By searching over the Go repository itself, we can find examples of when the Go authors use recover. In Go 1.10 there are:
- 24 references to recover in packages
- Many of the references occur in packages that parse text.
- 11 of these references were committed 6 to 8 years ago. Would these packages have been written the same way today?
- 9 references to recover in commands
- Most of the references recover from panics that happen when parsing text.
- 87 references to recover in test files
- It is usually used to verify that a panic happened when it was intended to.
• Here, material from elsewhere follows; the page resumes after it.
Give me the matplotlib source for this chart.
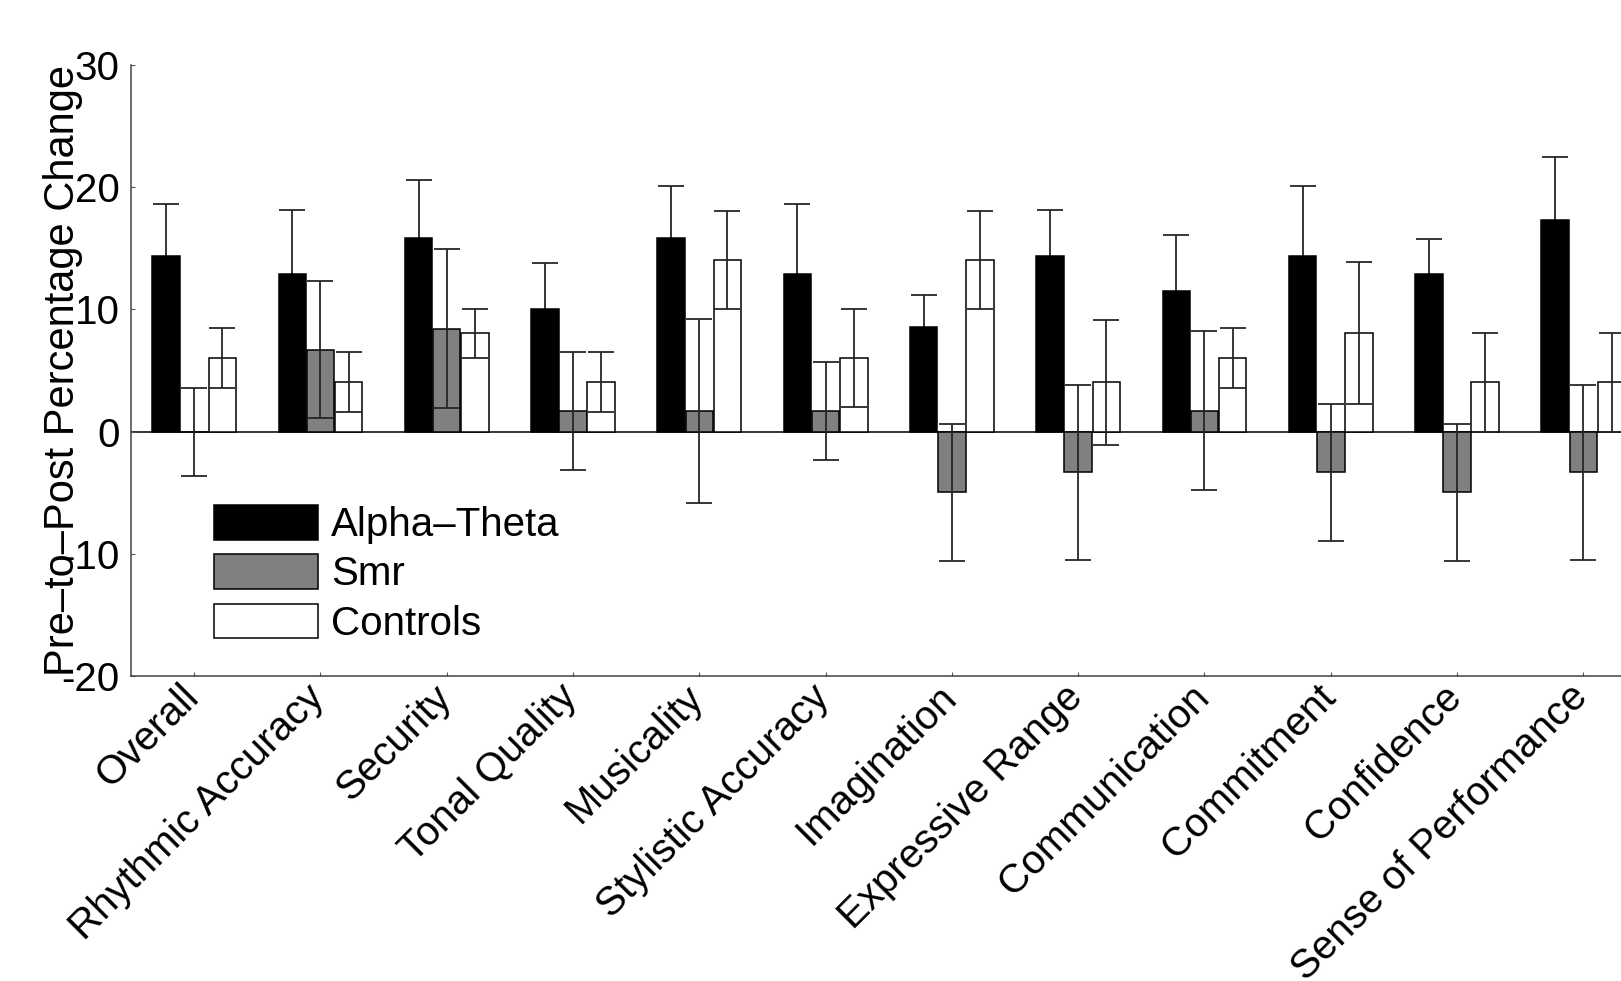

One notable example of recover being used is in net/http. The connection struct recovers from panics so that a panic in a request handler doesn't crash the entire server. Interestingly enough, this might actually be an anti-pattern according to David Symonds:
Quietly catching a panic might leave the server in an inconsistent or incorrect state, so while crashing sucks at least you'll find out and can go fix the panic.
We've come to regret the net/http panic catching after running Go in production for a while. It sounded like a good idea at the time, but it has caused its own issues in practice.
If it's mission critical, you'll want some sort of frontend (e.g. nginx) that can quietly retry the request if a backend crashes. There's no way to completely rule out crashes in bad code, and catching panics in only the RPC server handler goroutines isn't going to stop them all.
It seems then that recover, like panic, should be used sparingly in non-test code.